Lastly the XP-600 is fast, even for duplex printing and is capable of beautiful prints. Only very critical photographers are better served by more dedicated and more expensive photo printers.
XP-600 is an impressive beast scoring almost perfect scores in several categories. We just wish it was a bit more quiet and Epson really needs to work on the PC software. We highly recommend it: 9.5 out of 10.
-Sleek design that looks more like a high quality amplifier or audio component
-All parts are well integrated into body, almost no protrusions/space-saving design
-Navigating the XP-600’s onscreen UI is intuitive and extremely fast.

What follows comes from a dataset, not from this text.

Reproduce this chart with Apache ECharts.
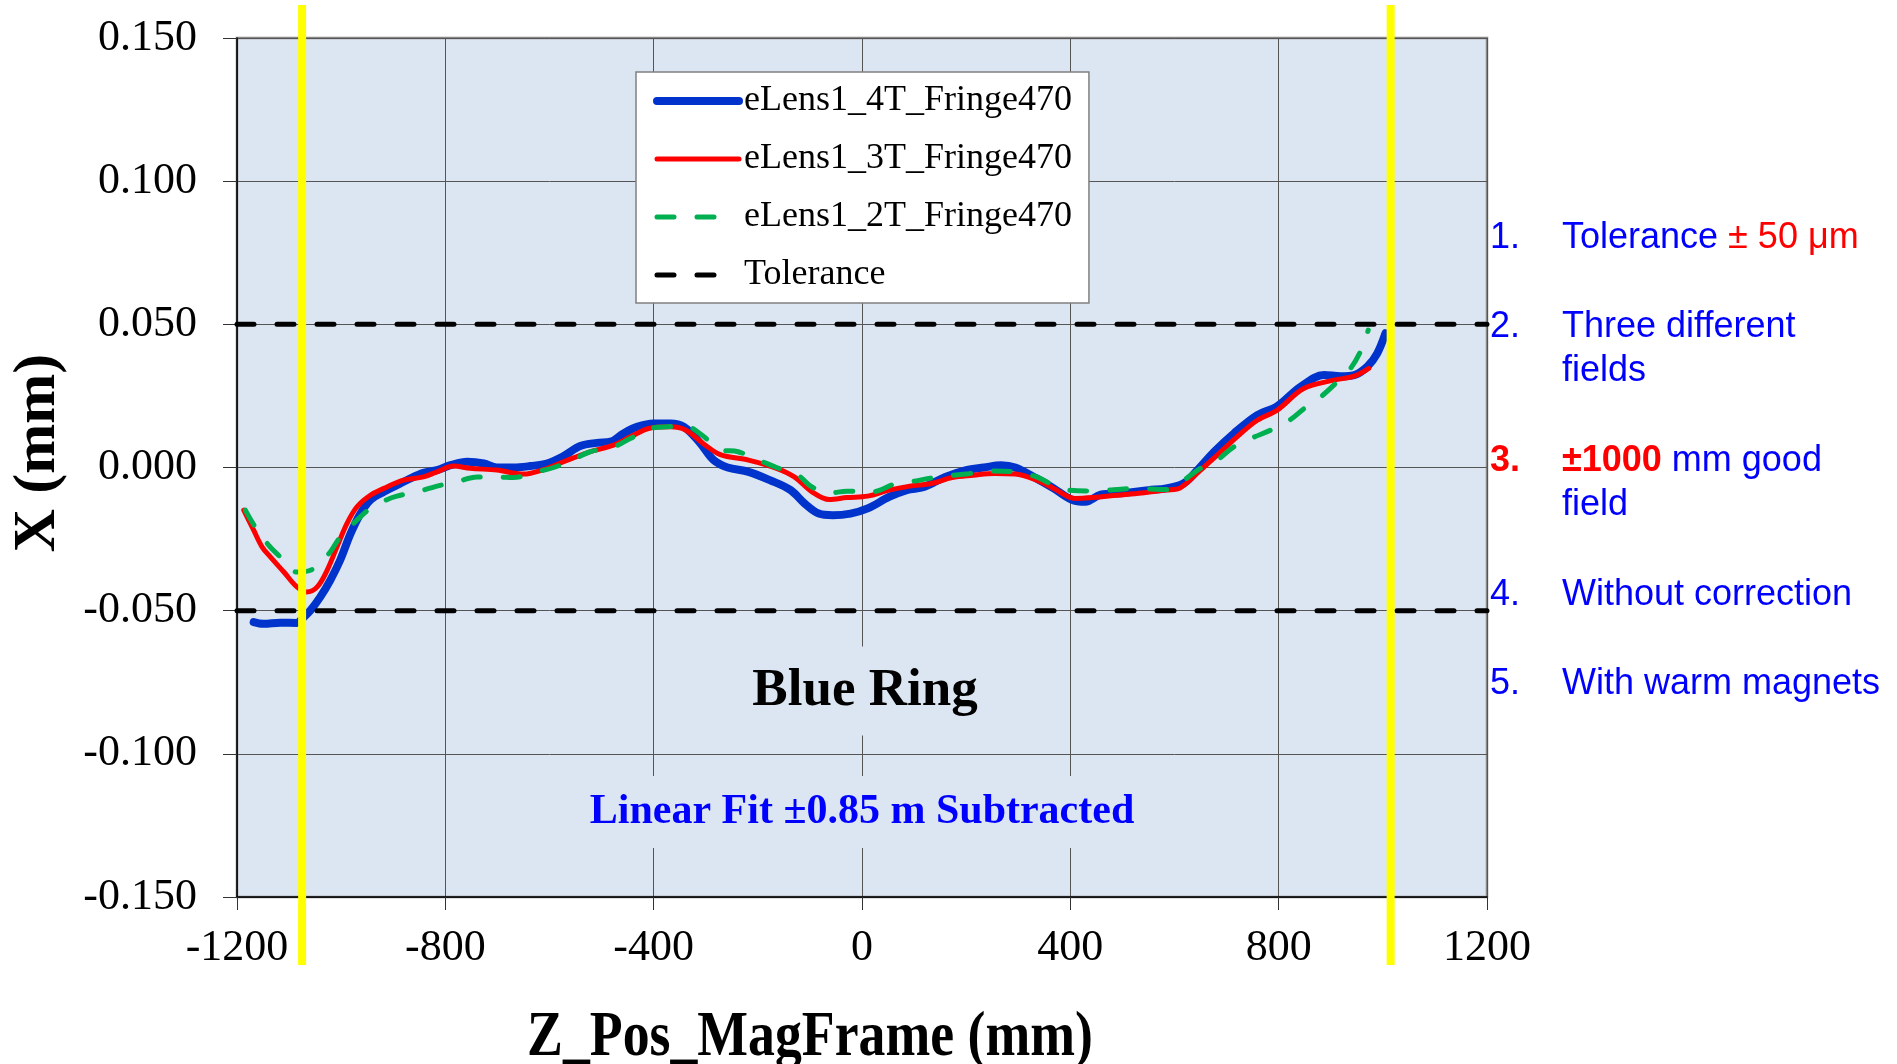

-Touch panel is angle-adjustable
-Two cassette trays are nicely integrated into the body and completely disappear when stowed away
-Wi-Fi printing is convenient, fast and stable
-XP-600 creates two network attached drives in My Computer
-Mobile app for Android and iOS
-Included software is stable and gets the job done
-Wi-Fi setup is easy
-Epson connect is impressive is easy to use. Close to perfect
-Navigating through menu is fast. Fast startup
-On printer guides are handy
-Beautiful and accurate printing results
-European prices are higher than in the US
-Manual can be confusing with the mention of a rear paper tray (Which this model lacks)
– The (smaller) paper cassette 1 can be pushed back to the point where you can’t get it out unless you remove the much larger paper cassette 2 and DVD/CD tray.
-Lid doesn’t rise high enough to support thicker documents or books
-Windows software can be confusing with many separate programs instead of one simple app.